WHAT NEEDS TO BE DONE
Copy the entries below exactly. Images do not belong in the copy.

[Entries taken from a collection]
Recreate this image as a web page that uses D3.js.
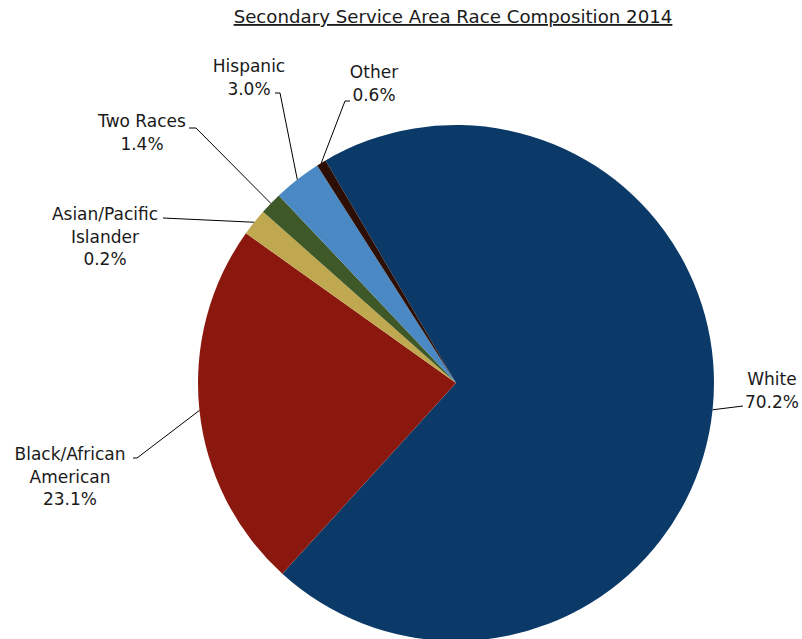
<!DOCTYPE html>
<html>
<head>
<meta charset="utf-8">
<script src="https://cdn.jsdelivr.net/npm/d3@7"></script>
<style>
  body { margin: 0; background: #fff; }
  svg { display: block; }
  text { font-family: "DejaVu Sans", sans-serif; fill: #1a1a1a; }
</style>
</head>
<body>
<svg id="chart" width="802" height="639"></svg>
<script>
const WIDTH = 802;
const HEIGHT = 639;

// data (slice sizes as drawn; label text as printed on the chart)
const categories = ["White", "Black/African American", "Asian/Pacific Islander", "Two Races", "Hispanic", "Other"];
const values = [70.2, 23.1, 1.7, 1.4, 3.0, 0.6];
const pctLabels = ["70.2%", "23.1%", "0.2%", "1.4%", "3.0%", "0.6%"];
const colors = ["#0b3a69", "#8b180e", "#bfa84f", "#3f5827", "#4a89c3", "#2c0e05"];

// label layout: text lines, anchor of first line, leader elbow + end
const labelLines = [
  ["White"], ["Black/African", "American"], ["Asian/Pacific", "Islander"],
  ["Two Races"], ["Hispanic"], ["Other"]
];
const labelLayout = [
  { x: 772, y: 385, elbow: [743, 406], end: [743, 406] },
  { x: 70, y: 460, elbow: [137, 458], end: [133, 458] },
  { x: 105, y: 220, elbow: [163, 218], end: [163, 218] },
  { x: 142, y: 127, elbow: [196, 128], end: [189, 128] },
  { x: 249, y: 72, elbow: [280, 93], end: [275, 93] },
  { x: 374, y: 78, elbow: [345, 101], end: [350, 101] }
];

const cx = 456, cy = 383, radius = 258;
const startDeg = -30.4;

const svg = d3.select("#chart");

// title
svg.append("text")
  .attr("x", 453)
  .attr("y", 23)
  .attr("text-anchor", "middle")
  .style("font-size", "18.2px")
  .style("text-decoration", "underline")
  .text("Secondary Service Area Race Composition 2014");

const pie = d3.pie()
  .sort(null)
  .value(d => d)
  .startAngle(startDeg * Math.PI / 180)
  .endAngle(startDeg * Math.PI / 180 + 2 * Math.PI);

const arc = d3.arc().innerRadius(0).outerRadius(radius);
const arcs = pie(values);

const g = svg.append("g").attr("transform", `translate(${cx},${cy})`);

g.selectAll("path")
  .data(arcs)
  .enter()
  .append("path")
  .attr("d", arc)
  .attr("fill", (d, i) => colors[i]);

// leader lines
arcs.forEach((d, i) => {
  const mid = (d.startAngle + d.endAngle) / 2;
  const sx = cx + radius * Math.sin(mid);
  const sy = cy - radius * Math.cos(mid);
  const L = labelLayout[i];
  svg.append("polyline")
    .attr("points", [[sx, sy], L.elbow, L.end].map(p => p.join(",")).join(" "))
    .attr("fill", "none")
    .attr("stroke", "#000")
    .attr("stroke-width", 1);
});

// labels
categories.forEach((c, i) => {
  const L = labelLayout[i];
  const lines = labelLines[i].concat([pctLabels[i]]);
  const t = svg.append("text")
    .attr("text-anchor", "middle")
    .style("font-size", "17px");
  lines.forEach((ln, k) => {
    t.append("tspan")
      .attr("x", L.x)
      .attr("y", L.y + k * 22.5)
      .text(ln);
  });
});
</script>
</body>
</html>
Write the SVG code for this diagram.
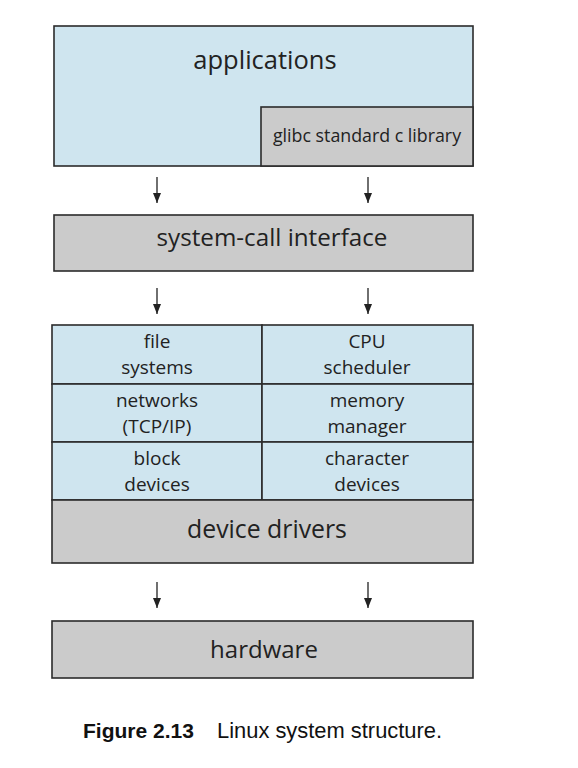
<svg xmlns="http://www.w3.org/2000/svg" width="578" height="768" viewBox="0 0 578 768">
<style>
.blue{fill:#cfe5ef;stroke:#2b2b2b;stroke-width:1.6}
.gray{fill:#cbcbcb;stroke:#2b2b2b;stroke-width:1.6}
.t{font-family:"Open Sans","Noto Sans",sans-serif;fill:#222;text-anchor:middle}
.mid{font-size:19px}
.arr{stroke:#222;stroke-width:1.3;fill:none;marker-end:url(#ah)}
</style>
<defs>
<marker id="ah" viewBox="0 0 10 8" refX="10" refY="4" markerWidth="10" markerHeight="8" markerUnits="userSpaceOnUse" orient="auto"><path d="M0,0 L10,4 L0,8 z" fill="#222"/></marker>
</defs>
<g id="applications">
<rect class="blue" x="54" y="26" width="419" height="140"/>
<text class="t" font-size="25.5" x="265" y="69">applications</text>
</g>
<g id="glibc">
<rect class="gray" x="261" y="107" width="212" height="59"/>
<text class="t" font-size="17.8" x="367" y="142">glibc standard c library</text>
</g>
<g id="syscall">
<rect class="gray" x="54" y="215" width="419" height="56"/>
<text class="t" font-size="24.2" x="272" y="246">system-call interface</text>
</g>
<g id="kernel">
<rect class="blue" x="52" y="325" width="210" height="59"/>
<text class="t mid" x="157" y="348">file</text>
<text class="t mid" x="157" y="374">systems</text>
<rect class="blue" x="262" y="325" width="211" height="59"/>
<text class="t mid" x="367" y="348">CPU</text>
<text class="t mid" x="367" y="374">scheduler</text>
<rect class="blue" x="52" y="384" width="210" height="58"/>
<text class="t mid" x="157" y="407">networks</text>
<text class="t mid" x="157" y="433">(TCP/IP)</text>
<rect class="blue" x="262" y="384" width="211" height="58"/>
<text class="t mid" x="367" y="407">memory</text>
<text class="t mid" x="367" y="433">manager</text>
<rect class="blue" x="52" y="442" width="210" height="58"/>
<text class="t mid" x="157" y="465">block</text>
<text class="t mid" x="157" y="491">devices</text>
<rect class="blue" x="262" y="442" width="211" height="58"/>
<text class="t mid" x="367" y="465">character</text>
<text class="t mid" x="367" y="491">devices</text>
</g>
<g id="drivers">
<rect class="gray" x="52" y="500" width="421" height="63"/>
<text class="t" font-size="24.8" x="267" y="538">device drivers</text>
</g>
<g id="hardware">
<rect class="gray" x="52" y="621" width="421" height="57"/>
<text class="t" font-size="24" x="264" y="658">hardware</text>
</g>
<g id="connectors">
<line class="arr" x1="157" y1="177" x2="157" y2="203"/>
<line class="arr" x1="368" y1="177" x2="368" y2="203"/>
<line class="arr" x1="157" y1="288" x2="157" y2="314"/>
<line class="arr" x1="368" y1="288" x2="368" y2="314"/>
<line class="arr" x1="157" y1="582" x2="157" y2="608"/>
<line class="arr" x1="368" y1="582" x2="368" y2="608"/>
</g>
<g id="caption" font-family="'Liberation Sans',Arial,sans-serif" font-size="21" fill="#111">
<text x="83" y="738"><tspan font-weight="bold">Figure 2.13</tspan><tspan x="217" font-size="21.9">Linux system structure.</tspan></text>
</g>
</svg>
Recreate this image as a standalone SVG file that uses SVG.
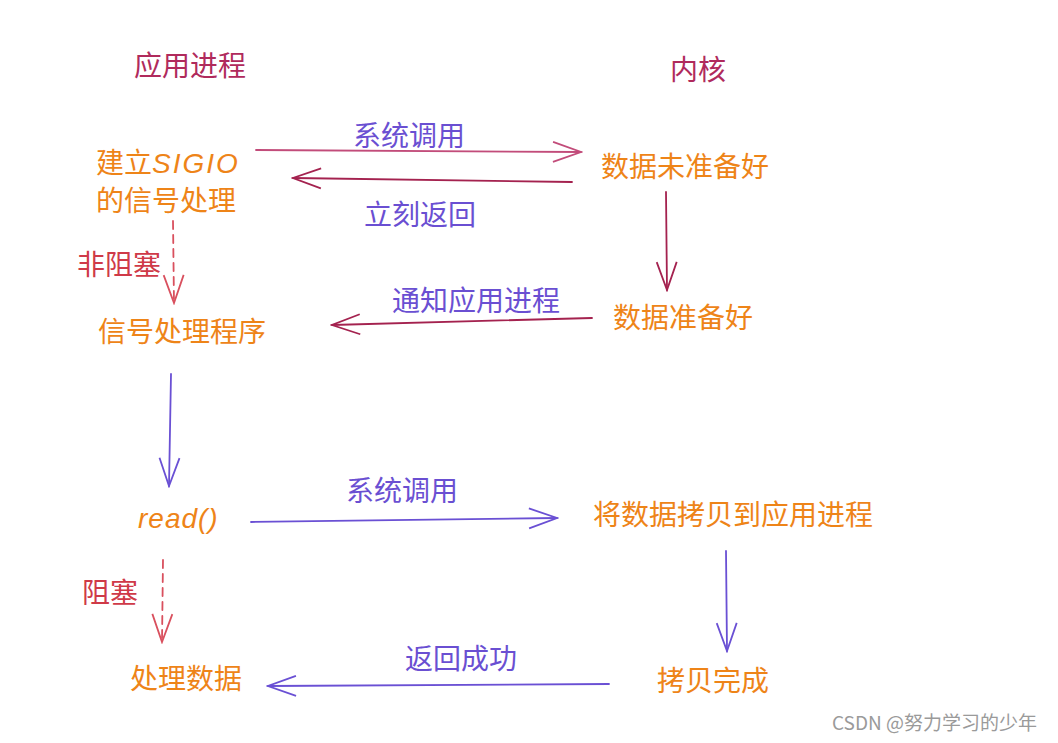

EXPECTED OUTPUT
Recreate this image as a web page that uses D3.js.
<!DOCTYPE html>
<html>
<head>
<meta charset="utf-8">
<script src="https://cdn.jsdelivr.net/npm/d3@7"></script>
<style>
  body { margin: 0; background: #fff; }
  svg { display: block; }
  text { font-family: "DejaVu Sans", sans-serif; fill: #1a1a1a; }
</style>
</head>
<body>
<svg id="chart" width="802" height="639"></svg>
<script>
const WIDTH = 802;
const HEIGHT = 639;

// data (slice sizes as drawn; label text as printed on the chart)
const categories = ["White", "Black/African American", "Asian/Pacific Islander", "Two Races", "Hispanic", "Other"];
const values = [70.2, 23.1, 1.7, 1.4, 3.0, 0.6];
const pctLabels = ["70.2%", "23.1%", "0.2%", "1.4%", "3.0%", "0.6%"];
const colors = ["#0b3a69", "#8b180e", "#bfa84f", "#3f5827", "#4a89c3", "#2c0e05"];

// label layout: text lines, anchor of first line, leader elbow + end
const labelLines = [
  ["White"], ["Black/African", "American"], ["Asian/Pacific", "Islander"],
  ["Two Races"], ["Hispanic"], ["Other"]
];
const labelLayout = [
  { x: 772, y: 385, elbow: [743, 406], end: [743, 406] },
  { x: 70, y: 460, elbow: [137, 458], end: [133, 458] },
  { x: 105, y: 220, elbow: [163, 218], end: [163, 218] },
  { x: 142, y: 127, elbow: [196, 128], end: [189, 128] },
  { x: 249, y: 72, elbow: [280, 93], end: [275, 93] },
  { x: 374, y: 78, elbow: [345, 101], end: [350, 101] }
];

const cx = 456, cy = 383, radius = 258;
const startDeg = -30.4;

const svg = d3.select("#chart");

// title
svg.append("text")
  .attr("x", 453)
  .attr("y", 23)
  .attr("text-anchor", "middle")
  .style("font-size", "18.2px")
  .style("text-decoration", "underline")
  .text("Secondary Service Area Race Composition 2014");

const pie = d3.pie()
  .sort(null)
  .value(d => d)
  .startAngle(startDeg * Math.PI / 180)
  .endAngle(startDeg * Math.PI / 180 + 2 * Math.PI);

const arc = d3.arc().innerRadius(0).outerRadius(radius);
const arcs = pie(values);

const g = svg.append("g").attr("transform", `translate(${cx},${cy})`);

g.selectAll("path")
  .data(arcs)
  .enter()
  .append("path")
  .attr("d", arc)
  .attr("fill", (d, i) => colors[i]);

// leader lines
arcs.forEach((d, i) => {
  const mid = (d.startAngle + d.endAngle) / 2;
  const sx = cx + radius * Math.sin(mid);
  const sy = cy - radius * Math.cos(mid);
  const L = labelLayout[i];
  svg.append("polyline")
    .attr("points", [[sx, sy], L.elbow, L.end].map(p => p.join(",")).join(" "))
    .attr("fill", "none")
    .attr("stroke", "#000")
    .attr("stroke-width", 1);
});

// labels
categories.forEach((c, i) => {
  const L = labelLayout[i];
  const lines = labelLines[i].concat([pctLabels[i]]);
  const t = svg.append("text")
    .attr("text-anchor", "middle")
    .style("font-size", "17px");
  lines.forEach((ln, k) => {
    t.append("tspan")
      .attr("x", L.x)
      .attr("y", L.y + k * 22.5)
      .text(ln);
  });
});
</script>
</body>
</html>
Write the SVG code for this diagram.
<svg xmlns="http://www.w3.org/2000/svg" width="578" height="768" viewBox="0 0 578 768">
<style>
.blue{fill:#cfe5ef;stroke:#2b2b2b;stroke-width:1.6}
.gray{fill:#cbcbcb;stroke:#2b2b2b;stroke-width:1.6}
.t{font-family:"Open Sans","Noto Sans",sans-serif;fill:#222;text-anchor:middle}
.mid{font-size:19px}
.arr{stroke:#222;stroke-width:1.3;fill:none;marker-end:url(#ah)}
</style>
<defs>
<marker id="ah" viewBox="0 0 10 8" refX="10" refY="4" markerWidth="10" markerHeight="8" markerUnits="userSpaceOnUse" orient="auto"><path d="M0,0 L10,4 L0,8 z" fill="#222"/></marker>
</defs>
<g id="applications">
<rect class="blue" x="54" y="26" width="419" height="140"/>
<text class="t" font-size="25.5" x="265" y="69">applications</text>
</g>
<g id="glibc">
<rect class="gray" x="261" y="107" width="212" height="59"/>
<text class="t" font-size="17.8" x="367" y="142">glibc standard c library</text>
</g>
<g id="syscall">
<rect class="gray" x="54" y="215" width="419" height="56"/>
<text class="t" font-size="24.2" x="272" y="246">system-call interface</text>
</g>
<g id="kernel">
<rect class="blue" x="52" y="325" width="210" height="59"/>
<text class="t mid" x="157" y="348">file</text>
<text class="t mid" x="157" y="374">systems</text>
<rect class="blue" x="262" y="325" width="211" height="59"/>
<text class="t mid" x="367" y="348">CPU</text>
<text class="t mid" x="367" y="374">scheduler</text>
<rect class="blue" x="52" y="384" width="210" height="58"/>
<text class="t mid" x="157" y="407">networks</text>
<text class="t mid" x="157" y="433">(TCP/IP)</text>
<rect class="blue" x="262" y="384" width="211" height="58"/>
<text class="t mid" x="367" y="407">memory</text>
<text class="t mid" x="367" y="433">manager</text>
<rect class="blue" x="52" y="442" width="210" height="58"/>
<text class="t mid" x="157" y="465">block</text>
<text class="t mid" x="157" y="491">devices</text>
<rect class="blue" x="262" y="442" width="211" height="58"/>
<text class="t mid" x="367" y="465">character</text>
<text class="t mid" x="367" y="491">devices</text>
</g>
<g id="drivers">
<rect class="gray" x="52" y="500" width="421" height="63"/>
<text class="t" font-size="24.8" x="267" y="538">device drivers</text>
</g>
<g id="hardware">
<rect class="gray" x="52" y="621" width="421" height="57"/>
<text class="t" font-size="24" x="264" y="658">hardware</text>
</g>
<g id="connectors">
<line class="arr" x1="157" y1="177" x2="157" y2="203"/>
<line class="arr" x1="368" y1="177" x2="368" y2="203"/>
<line class="arr" x1="157" y1="288" x2="157" y2="314"/>
<line class="arr" x1="368" y1="288" x2="368" y2="314"/>
<line class="arr" x1="157" y1="582" x2="157" y2="608"/>
<line class="arr" x1="368" y1="582" x2="368" y2="608"/>
</g>
<g id="caption" font-family="'Liberation Sans',Arial,sans-serif" font-size="21" fill="#111">
<text x="83" y="738"><tspan font-weight="bold">Figure 2.13</tspan><tspan x="217" font-size="21.9">Linux system structure.</tspan></text>
</g>
</svg>
Recreate this image as a standalone SVG file that uses SVG.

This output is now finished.